The most fun Gordon has had teaching skiing was during a lesson in Snowmass. He was showing a girl how to ski powder ” she was picking it up quickly, he said. They were about to head down a steep pitch with deep snow on it. Gordon warned the girl the trail didn’t finish with a smooth transition.
“When you hit the bottom you had to be in a traverse,” Gordon said. “I showed her what to do and said ‘don’t do what I do.'”
Gordon made it to the bottom of the hill, turned around and watch his student follow his exact path. She crashed when she got to the bottom, Gordon said.
“I thought she killed herself,” Gordon said. “I walked up to her and asked if she was alright and why she did that.”
She said she followed him because it looked fun and that if she got hurt it would have been worth it, Gordon said.
“When we said good-bye, she said ‘Boot, that’s the most fun I’ve had in my whole life,'” Gordon said. “That’s a student for you, that’s why it’s worth teaching.”
Gordon said his students have always made him better teachers, but he keeps doing it because he loves to see people learn.
Gordon’s favorite place to ski is in Zermatt, Switzerland.

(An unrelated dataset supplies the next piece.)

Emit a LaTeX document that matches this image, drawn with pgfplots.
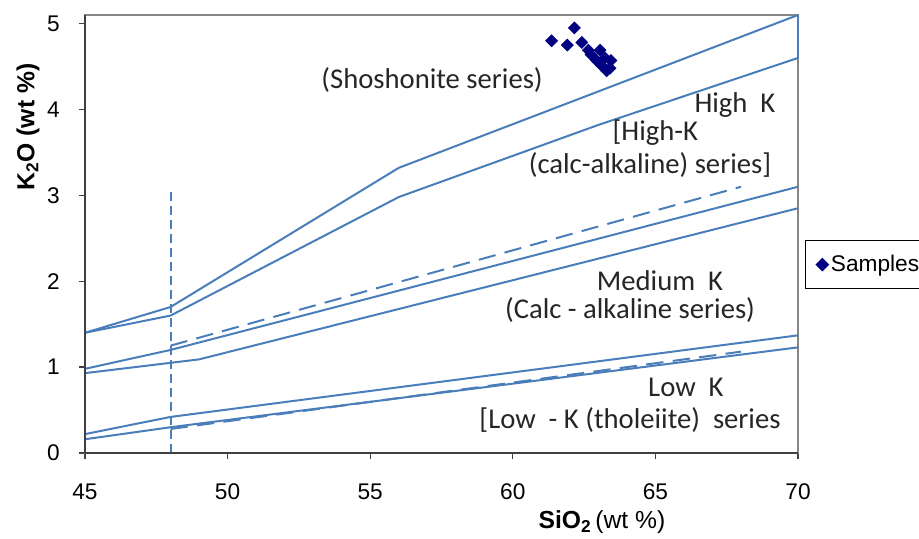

But In the United States, it’s Vail.
The best way to ski Vail is to get up early and get on the Eagle Bahn lift before it’s crowded, Gordon said. He recommends taking a run or two in Game Creek Bowl and then heading west and skiing Avanti or a run off Chairs 3 or 4.
“Then you go ski China Bowl and Blue Sky Basin,” he said. “You just keep ahead of the crowds.”
If you’re late, head to Golden Peak and ride up Chair 6, Gordon said.